Understanding Uncertainty

As if I could understand the state of Uncertainty. I do understand how I feel when I am unsure, or when I don’t know anything. Or even what to do next.

What I’ve been learning during the past year’s intensive healing and growth is that not knowing is no big deal. This is diametrically opposed to how I have been living most of my life. The driving demanding need to know what that sound is or what has happened and why has caused so many problems in my life. I just need to know what is going on and what I have to do about it. I have to know what others need me to do. I want to know what is expected of me.

There is safety in this. No surprises. As a child I spent most of my day trying to figure out my mother’s mood, or my dad’s and then all the other people in my life-brothers, neighbor kids and fellow students and teachers.

I exhausted myself with learning what was expected of me. I was overloaded with data and everyone else’s needs.

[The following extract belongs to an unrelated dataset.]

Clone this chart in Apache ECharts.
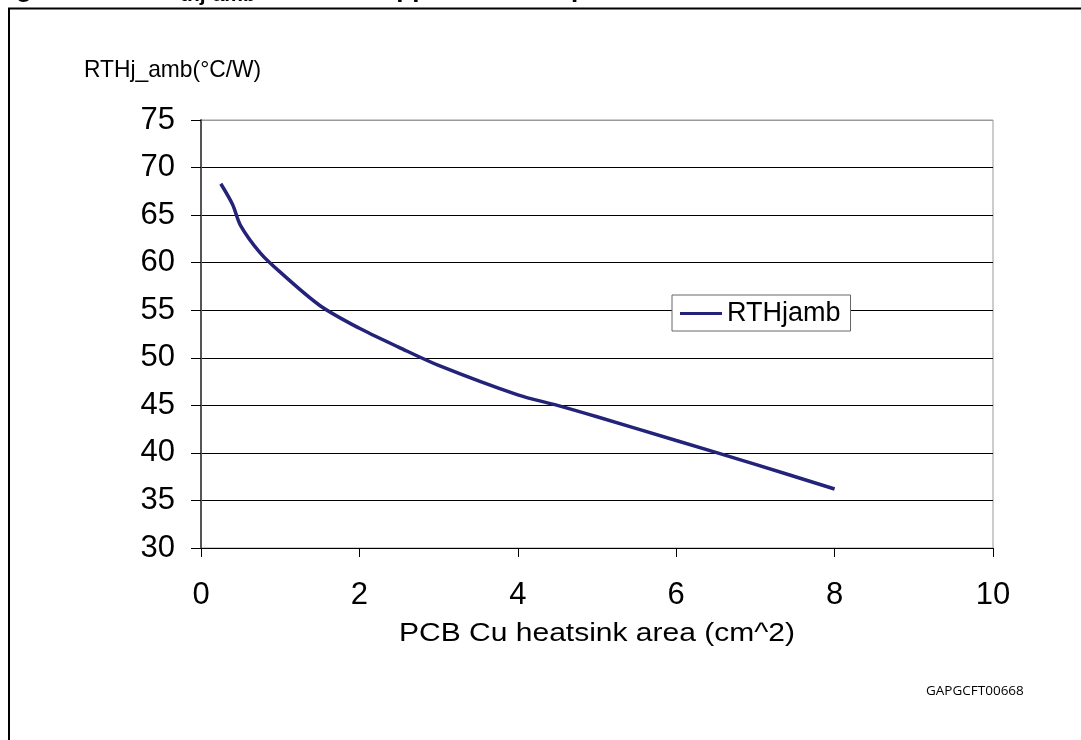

I wanted to know what I needed to do to make them happy and then my life would be safe and secure and I could relax.

As an adult, then, uncertainty meant I was always struggling to figure out what I should be doing. Control was my friend. My life. My goal.

Now, I have gotten more comfortable with not knowing. I have more experience with that, too. And I have a nice easy coping tool.

Prayer. Acceptance. Letting go of fear. Letting go of my illusion of control. The world is so exciting and now not knowing frees me.

Still, though, I don’t know that I understand uncertainty. I do embrace it.

And yet, not knowing how can drive me crazy.

I am uncertain about this. :-)

Dennis Lindley, Understanding Uncertainty (2006)

"There are some things that you know to be true, and others that you know to be false; yet, despite this extensive knowledge that you have, there remain many things whose truth or falsity is not known to you. We say that you are uncertain about them. You are uncertain, to varying degrees, about everything in the future; much of the past is hidden from you; and there is a lot of the present about which you do not have full information. Uncertainty is everywhere and you cannot escape from it.

What is not fun, should not be done--What one relishes one nourishes.